◆ Task
From the listing below, copy word for word every line starting at the one that includes "What seaborn and" and ending at the one that includes "from matplotlib.ticker import MultipleLocator"; the pictures are omitted.

Records with drawing code:
·····
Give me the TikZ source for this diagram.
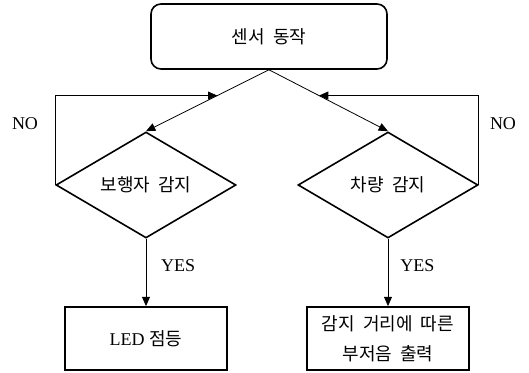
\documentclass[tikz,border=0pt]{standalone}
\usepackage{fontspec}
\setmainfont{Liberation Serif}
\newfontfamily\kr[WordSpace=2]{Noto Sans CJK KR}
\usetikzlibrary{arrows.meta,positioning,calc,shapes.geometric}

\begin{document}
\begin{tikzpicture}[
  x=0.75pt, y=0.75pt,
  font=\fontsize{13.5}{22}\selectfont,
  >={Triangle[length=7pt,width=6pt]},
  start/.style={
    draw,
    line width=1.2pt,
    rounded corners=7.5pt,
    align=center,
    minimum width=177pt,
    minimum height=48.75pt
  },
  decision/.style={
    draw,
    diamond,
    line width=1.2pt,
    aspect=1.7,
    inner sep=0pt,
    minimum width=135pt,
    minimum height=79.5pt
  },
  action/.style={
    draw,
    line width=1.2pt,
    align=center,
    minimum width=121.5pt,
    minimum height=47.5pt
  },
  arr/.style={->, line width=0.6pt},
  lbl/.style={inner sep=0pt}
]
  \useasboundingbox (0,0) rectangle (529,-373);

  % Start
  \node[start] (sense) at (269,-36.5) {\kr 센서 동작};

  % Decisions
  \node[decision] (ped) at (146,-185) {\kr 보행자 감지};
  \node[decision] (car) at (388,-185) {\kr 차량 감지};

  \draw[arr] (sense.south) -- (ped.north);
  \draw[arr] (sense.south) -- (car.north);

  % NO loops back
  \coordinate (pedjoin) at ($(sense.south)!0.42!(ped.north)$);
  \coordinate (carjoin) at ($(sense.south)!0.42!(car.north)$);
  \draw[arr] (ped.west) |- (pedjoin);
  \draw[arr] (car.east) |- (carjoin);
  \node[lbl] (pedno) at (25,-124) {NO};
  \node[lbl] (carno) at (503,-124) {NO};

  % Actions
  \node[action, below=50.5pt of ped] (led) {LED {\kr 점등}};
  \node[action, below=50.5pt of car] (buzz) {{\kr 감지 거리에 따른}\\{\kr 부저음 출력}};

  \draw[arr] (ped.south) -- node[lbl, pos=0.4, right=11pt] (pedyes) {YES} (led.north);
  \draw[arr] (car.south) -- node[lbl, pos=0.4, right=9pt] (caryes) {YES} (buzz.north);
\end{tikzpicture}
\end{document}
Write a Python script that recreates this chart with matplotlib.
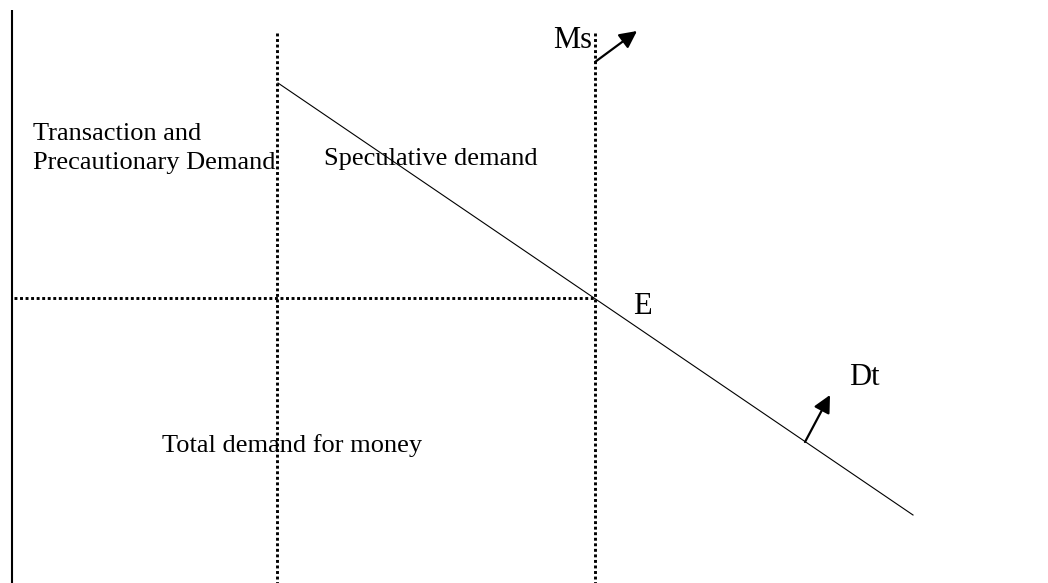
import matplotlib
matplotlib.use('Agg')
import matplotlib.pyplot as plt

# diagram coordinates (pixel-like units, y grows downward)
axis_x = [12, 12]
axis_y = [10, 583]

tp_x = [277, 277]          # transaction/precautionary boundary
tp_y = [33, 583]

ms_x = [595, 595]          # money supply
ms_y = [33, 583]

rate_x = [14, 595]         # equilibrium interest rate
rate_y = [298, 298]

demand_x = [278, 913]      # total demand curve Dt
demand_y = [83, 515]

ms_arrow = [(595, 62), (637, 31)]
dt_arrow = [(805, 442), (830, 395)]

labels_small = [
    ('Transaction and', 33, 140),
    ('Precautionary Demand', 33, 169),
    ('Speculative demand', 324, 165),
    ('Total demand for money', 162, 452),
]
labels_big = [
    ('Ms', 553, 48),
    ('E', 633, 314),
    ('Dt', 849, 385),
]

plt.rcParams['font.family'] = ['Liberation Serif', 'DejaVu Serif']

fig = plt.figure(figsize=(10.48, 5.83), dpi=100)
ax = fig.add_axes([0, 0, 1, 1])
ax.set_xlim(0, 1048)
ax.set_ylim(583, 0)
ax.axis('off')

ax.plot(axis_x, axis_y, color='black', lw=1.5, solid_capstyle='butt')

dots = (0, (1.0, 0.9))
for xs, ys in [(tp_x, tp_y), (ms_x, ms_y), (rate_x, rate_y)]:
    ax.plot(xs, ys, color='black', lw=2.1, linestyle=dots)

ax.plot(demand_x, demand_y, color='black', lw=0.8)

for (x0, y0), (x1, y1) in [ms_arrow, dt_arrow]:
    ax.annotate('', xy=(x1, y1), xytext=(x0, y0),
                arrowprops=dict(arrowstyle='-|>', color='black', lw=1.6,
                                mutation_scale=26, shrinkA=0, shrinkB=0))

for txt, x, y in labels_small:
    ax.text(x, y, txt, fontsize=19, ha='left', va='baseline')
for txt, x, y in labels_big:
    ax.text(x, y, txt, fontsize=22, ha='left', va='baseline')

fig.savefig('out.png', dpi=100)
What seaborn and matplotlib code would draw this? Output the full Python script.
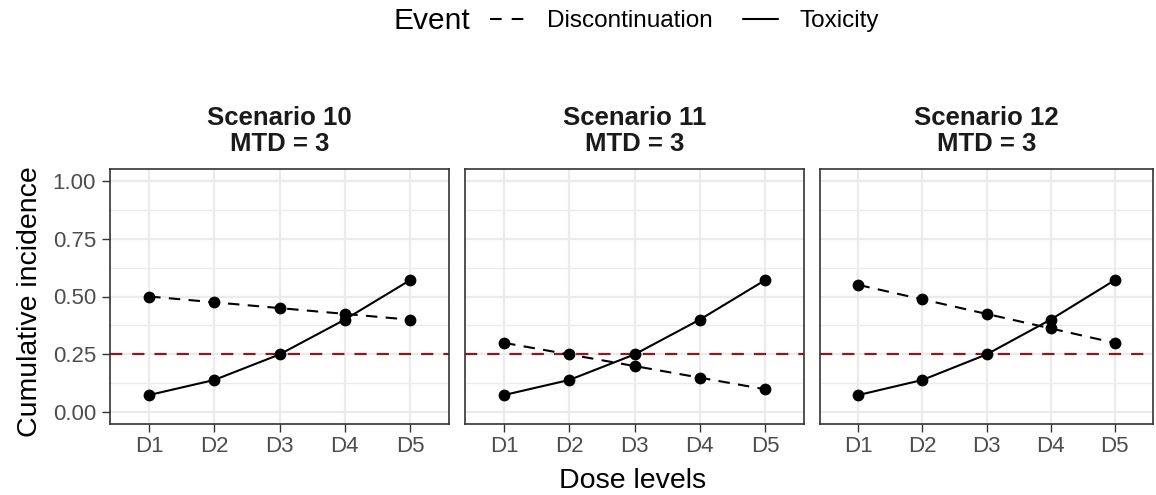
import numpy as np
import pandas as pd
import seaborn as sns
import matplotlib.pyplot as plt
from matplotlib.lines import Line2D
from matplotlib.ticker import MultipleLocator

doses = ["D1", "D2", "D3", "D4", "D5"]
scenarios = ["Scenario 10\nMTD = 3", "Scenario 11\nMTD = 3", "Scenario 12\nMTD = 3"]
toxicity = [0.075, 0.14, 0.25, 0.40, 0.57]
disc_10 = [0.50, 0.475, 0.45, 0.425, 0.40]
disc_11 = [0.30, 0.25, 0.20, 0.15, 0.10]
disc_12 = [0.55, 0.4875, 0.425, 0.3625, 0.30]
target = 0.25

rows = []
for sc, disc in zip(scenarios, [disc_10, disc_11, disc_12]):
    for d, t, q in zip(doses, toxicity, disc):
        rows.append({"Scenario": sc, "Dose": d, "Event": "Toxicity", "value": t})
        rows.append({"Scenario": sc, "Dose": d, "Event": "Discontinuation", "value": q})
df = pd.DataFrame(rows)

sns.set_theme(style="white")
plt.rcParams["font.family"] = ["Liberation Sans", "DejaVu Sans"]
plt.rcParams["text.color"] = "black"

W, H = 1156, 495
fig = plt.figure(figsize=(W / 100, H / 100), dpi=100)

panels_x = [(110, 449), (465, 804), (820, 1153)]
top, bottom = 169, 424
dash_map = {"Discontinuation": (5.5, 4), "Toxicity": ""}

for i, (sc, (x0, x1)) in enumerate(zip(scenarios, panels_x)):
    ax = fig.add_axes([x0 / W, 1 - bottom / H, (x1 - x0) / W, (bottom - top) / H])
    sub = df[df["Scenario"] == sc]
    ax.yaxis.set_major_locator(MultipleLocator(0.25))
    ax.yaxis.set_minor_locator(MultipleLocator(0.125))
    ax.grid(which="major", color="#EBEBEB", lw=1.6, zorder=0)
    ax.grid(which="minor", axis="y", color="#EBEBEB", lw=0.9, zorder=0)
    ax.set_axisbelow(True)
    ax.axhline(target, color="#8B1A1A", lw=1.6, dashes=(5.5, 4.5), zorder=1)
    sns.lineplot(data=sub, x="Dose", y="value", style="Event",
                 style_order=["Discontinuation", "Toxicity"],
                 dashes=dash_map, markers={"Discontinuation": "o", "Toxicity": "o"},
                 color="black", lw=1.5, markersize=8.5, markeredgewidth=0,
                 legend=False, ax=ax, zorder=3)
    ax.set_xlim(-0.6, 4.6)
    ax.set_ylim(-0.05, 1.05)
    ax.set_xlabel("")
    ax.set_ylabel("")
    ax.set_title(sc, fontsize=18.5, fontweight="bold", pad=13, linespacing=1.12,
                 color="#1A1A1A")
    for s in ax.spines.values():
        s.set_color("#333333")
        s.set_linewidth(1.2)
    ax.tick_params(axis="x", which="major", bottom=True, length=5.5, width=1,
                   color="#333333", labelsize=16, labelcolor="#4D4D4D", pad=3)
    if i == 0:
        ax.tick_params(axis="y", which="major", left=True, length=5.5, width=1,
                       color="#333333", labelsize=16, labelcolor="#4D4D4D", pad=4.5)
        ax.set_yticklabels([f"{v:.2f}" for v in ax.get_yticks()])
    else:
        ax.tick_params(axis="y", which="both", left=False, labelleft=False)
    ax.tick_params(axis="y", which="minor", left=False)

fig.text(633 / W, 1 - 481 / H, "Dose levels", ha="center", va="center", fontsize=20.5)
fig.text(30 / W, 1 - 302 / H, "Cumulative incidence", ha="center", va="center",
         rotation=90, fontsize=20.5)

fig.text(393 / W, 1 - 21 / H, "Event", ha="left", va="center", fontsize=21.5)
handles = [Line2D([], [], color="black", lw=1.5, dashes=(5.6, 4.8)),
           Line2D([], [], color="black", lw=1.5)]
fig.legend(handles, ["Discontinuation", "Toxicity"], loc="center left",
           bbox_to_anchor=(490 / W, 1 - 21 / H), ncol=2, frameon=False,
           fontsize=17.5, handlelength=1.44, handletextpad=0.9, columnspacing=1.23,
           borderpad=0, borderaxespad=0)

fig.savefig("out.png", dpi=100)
·····
◆ Written response
What seaborn and matplotlib code would draw this? Output the full Python script.
import numpy as np
import pandas as pd
import seaborn as sns
import matplotlib.pyplot as plt
from matplotlib.lines import Line2D
from matplotlib.ticker import MultipleLocator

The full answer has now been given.